A Memoir by Galina De Roeck
354 pages / Released May 2021 / Available in paperback and ebook.
“De Roeck’s life experiences have been intertwined with some of the most fascinating – and also the most horrifying – historical events of the twentieth century…She has seen it all, first hand. Dr. De Roeck’s memoir makes for absorbing reading.”
– David N. Gibbs, Professor of History, University of Arizona
“De Roeck is a refugee from that great world that Americans are taught not to understand… her life is full of lessons worth sharing… Americans who never budge to put an end to their leaders’ endless verbal hostility against Russia and preparations for more and more war should take the opportunity to see the world through the eyes of a woman who has truly been there.”
– Diana Johnstone, author of Circle in the Darkness: Memoir of a World Watcher
“An odd whistling came through the car radio, then there was a sound gap, then something like a huge wave breaking. I doubled over, and when my husband Rick took his eyes off the road momentarily to glance at me in surprise, I was still unable to speak. He pulled the van over and brought it to a stop: he thought I was having a heart attack.
It took me some time to get the words out. “Did they just say we were bombing Belgrade?” Yes, our radio had been tuned to NPR. But what was the matter with me? My body had registered the news before I did, and there was a split between me and myself. There I was, a three-year-old in the Belgrade of 1941 to whom this whistling noise was intimately familiar, with its willed sound blank before the inevitable, earth-shattering explosion. And here I was, a late-middle-aged American woman on the way to the supermarket in 1999. We were raining missiles on Belgrade, I was a little girl in a cellar in Belgrade, and it felt like I was bombing myself.
Rick tried to comfort me, but it was as if I had disappeared into the gap between the whistling and its resolution on impact. All his assurances about smart bombs and surgically excised targets and Milošević and ethnic cleansing sounded familiar but odd, as if dubbed.
Rick and I went on with our errands, returned home, had a meal, and went to bed. I kept tossing and turning, and then I found myself in this dream: I was in a place I knew well, the house with the big porch in Belgrade… I was sitting on the rug in the play corner between my parents’ bed and the glass door to the other room…And I was crying and crying… I looked up… There was someone crying out there on the porch… I moved in that direction, but Mom stood by the door, her eyes flashing… I hesitated, then reached up and began to turn the knob…

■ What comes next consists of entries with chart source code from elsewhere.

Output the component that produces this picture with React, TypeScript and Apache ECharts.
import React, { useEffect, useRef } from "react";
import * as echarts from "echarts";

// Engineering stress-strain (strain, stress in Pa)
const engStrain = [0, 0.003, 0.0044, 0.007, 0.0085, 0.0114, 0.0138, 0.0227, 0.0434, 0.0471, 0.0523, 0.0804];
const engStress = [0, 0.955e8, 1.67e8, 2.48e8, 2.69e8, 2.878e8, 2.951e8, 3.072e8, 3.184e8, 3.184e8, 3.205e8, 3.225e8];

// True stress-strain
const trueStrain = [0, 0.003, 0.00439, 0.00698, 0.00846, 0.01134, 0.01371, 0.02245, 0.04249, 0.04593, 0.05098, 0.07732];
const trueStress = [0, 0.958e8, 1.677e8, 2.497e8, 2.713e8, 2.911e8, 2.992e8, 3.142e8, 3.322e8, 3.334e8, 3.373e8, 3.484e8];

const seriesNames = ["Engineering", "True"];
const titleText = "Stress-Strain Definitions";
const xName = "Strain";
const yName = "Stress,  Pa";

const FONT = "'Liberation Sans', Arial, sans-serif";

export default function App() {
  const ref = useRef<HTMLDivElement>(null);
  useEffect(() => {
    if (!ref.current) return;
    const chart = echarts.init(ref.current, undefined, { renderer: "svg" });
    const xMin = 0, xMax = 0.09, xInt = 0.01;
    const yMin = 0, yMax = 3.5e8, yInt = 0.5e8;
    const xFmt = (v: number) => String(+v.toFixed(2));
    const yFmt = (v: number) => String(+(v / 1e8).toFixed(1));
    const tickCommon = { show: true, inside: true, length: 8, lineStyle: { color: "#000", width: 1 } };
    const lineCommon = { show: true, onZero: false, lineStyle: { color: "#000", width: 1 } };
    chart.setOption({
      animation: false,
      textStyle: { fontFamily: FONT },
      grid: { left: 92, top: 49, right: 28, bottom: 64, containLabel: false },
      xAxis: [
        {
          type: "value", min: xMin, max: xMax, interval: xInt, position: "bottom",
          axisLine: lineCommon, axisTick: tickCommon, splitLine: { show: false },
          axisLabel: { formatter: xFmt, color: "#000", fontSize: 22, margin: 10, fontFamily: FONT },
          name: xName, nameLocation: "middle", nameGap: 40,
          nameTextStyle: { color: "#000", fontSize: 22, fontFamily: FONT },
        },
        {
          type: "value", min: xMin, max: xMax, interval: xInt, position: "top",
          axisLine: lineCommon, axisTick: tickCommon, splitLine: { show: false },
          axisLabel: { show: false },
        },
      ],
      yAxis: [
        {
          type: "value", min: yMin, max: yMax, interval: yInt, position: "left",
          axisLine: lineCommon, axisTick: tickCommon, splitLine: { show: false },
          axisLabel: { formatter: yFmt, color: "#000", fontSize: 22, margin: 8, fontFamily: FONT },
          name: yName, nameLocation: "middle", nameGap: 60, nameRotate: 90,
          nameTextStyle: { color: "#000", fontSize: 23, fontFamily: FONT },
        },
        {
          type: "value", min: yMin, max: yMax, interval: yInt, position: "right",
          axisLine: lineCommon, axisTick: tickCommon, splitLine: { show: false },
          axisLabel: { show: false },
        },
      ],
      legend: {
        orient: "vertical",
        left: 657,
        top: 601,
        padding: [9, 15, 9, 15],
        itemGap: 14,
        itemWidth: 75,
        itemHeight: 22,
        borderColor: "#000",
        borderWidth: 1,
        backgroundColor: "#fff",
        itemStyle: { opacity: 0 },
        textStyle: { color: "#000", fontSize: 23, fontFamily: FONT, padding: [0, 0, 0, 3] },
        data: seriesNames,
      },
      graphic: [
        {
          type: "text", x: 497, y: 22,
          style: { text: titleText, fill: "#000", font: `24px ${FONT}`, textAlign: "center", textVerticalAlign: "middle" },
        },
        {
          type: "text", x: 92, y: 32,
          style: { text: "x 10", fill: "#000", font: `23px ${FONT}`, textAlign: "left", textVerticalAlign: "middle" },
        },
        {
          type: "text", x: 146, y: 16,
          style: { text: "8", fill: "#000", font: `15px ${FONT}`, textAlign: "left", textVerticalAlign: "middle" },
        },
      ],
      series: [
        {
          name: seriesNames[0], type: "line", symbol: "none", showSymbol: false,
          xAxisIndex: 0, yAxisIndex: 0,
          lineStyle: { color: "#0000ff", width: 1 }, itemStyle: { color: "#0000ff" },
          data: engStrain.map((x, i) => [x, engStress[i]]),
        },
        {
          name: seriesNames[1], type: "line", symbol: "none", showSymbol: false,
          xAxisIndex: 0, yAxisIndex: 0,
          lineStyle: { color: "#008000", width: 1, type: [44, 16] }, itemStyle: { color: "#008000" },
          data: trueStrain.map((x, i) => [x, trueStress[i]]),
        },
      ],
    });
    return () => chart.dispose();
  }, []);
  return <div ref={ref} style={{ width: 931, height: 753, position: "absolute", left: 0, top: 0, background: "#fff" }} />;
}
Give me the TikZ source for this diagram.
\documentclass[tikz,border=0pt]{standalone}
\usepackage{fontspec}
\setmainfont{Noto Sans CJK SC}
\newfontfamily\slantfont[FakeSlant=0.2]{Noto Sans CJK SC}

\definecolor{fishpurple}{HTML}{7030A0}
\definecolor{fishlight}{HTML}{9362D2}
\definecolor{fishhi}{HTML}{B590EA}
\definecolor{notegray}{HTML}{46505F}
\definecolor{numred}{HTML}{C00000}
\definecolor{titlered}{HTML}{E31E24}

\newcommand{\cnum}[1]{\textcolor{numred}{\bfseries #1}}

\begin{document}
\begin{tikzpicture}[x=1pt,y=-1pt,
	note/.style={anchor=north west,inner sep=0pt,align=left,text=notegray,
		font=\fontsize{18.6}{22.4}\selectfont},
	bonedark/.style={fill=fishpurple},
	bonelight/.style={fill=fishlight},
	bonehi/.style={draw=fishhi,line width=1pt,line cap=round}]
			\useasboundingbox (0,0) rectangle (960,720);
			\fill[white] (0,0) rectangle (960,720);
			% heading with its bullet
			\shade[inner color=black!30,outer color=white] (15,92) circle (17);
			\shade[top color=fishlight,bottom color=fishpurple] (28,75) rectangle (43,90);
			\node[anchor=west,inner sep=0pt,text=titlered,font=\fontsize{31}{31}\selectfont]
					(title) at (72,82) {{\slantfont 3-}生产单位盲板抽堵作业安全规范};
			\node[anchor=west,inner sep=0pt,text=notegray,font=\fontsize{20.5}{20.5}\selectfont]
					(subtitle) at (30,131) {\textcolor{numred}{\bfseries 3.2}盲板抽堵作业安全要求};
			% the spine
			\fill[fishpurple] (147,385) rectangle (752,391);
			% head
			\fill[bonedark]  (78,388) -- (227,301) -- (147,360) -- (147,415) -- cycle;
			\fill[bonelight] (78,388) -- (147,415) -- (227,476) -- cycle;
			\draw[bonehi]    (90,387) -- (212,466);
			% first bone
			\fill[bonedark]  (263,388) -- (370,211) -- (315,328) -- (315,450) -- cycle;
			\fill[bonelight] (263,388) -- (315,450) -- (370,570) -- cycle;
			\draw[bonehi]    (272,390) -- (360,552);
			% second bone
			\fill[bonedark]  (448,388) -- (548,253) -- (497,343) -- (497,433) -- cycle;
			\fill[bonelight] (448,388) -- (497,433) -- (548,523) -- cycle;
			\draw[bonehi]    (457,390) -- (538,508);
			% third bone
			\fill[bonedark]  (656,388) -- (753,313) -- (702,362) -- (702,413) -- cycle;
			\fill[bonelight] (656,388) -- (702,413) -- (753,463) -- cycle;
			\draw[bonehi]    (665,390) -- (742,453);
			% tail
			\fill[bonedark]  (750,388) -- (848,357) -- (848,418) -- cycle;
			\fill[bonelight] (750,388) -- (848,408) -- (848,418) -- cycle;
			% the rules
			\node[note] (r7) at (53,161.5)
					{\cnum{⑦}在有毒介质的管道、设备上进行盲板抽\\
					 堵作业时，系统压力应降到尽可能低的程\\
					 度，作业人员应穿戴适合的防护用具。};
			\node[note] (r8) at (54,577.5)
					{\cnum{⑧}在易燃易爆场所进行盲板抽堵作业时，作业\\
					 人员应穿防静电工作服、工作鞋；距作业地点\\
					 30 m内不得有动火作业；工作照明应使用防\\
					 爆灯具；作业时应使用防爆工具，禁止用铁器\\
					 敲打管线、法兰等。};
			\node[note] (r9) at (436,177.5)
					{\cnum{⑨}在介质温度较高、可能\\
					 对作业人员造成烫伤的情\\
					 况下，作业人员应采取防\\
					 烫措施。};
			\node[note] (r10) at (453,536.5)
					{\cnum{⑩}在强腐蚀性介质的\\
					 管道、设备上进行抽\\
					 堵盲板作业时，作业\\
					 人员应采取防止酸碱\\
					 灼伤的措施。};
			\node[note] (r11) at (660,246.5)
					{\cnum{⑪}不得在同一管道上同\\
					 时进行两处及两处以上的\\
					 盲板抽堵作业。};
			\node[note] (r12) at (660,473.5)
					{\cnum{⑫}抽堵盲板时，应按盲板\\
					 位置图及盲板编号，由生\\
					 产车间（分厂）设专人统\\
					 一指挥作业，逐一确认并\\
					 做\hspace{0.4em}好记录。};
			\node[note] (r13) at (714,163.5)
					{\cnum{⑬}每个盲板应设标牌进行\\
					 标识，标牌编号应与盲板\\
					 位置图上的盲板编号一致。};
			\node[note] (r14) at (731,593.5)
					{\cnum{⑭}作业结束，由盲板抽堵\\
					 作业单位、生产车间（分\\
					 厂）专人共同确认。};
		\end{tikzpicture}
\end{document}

It was high time to enter the gap between the middle-aged woman settled in the U.S. and the little girl sitting it out in a cellar in Belgrade. But those doors in my dream… Did I really want to open them?”….
– From the Prelude
Galina De Roeck was born in Bihać, Yugoslavia in 1938 to Russian émigré parents and grew up in Belgrade, Germany, Morocco, and Australia. She received her BA at Sydney University and her PhD in Comparative Literature at City University of New York. She has taught at St. Peter’s College, Rutgers University, Michigan State University, and the University of Arizona. In addition to her work in the field of literary criticism, Galina De Roeck has lectured on international affairs in the United States and participated in and led peace delegations to Latin America, Eastern Europe, and the Middle East. The Door in the Nightmare: From the Russian Revolution to Pax Americana is her tell-all of a life lived through war and peace.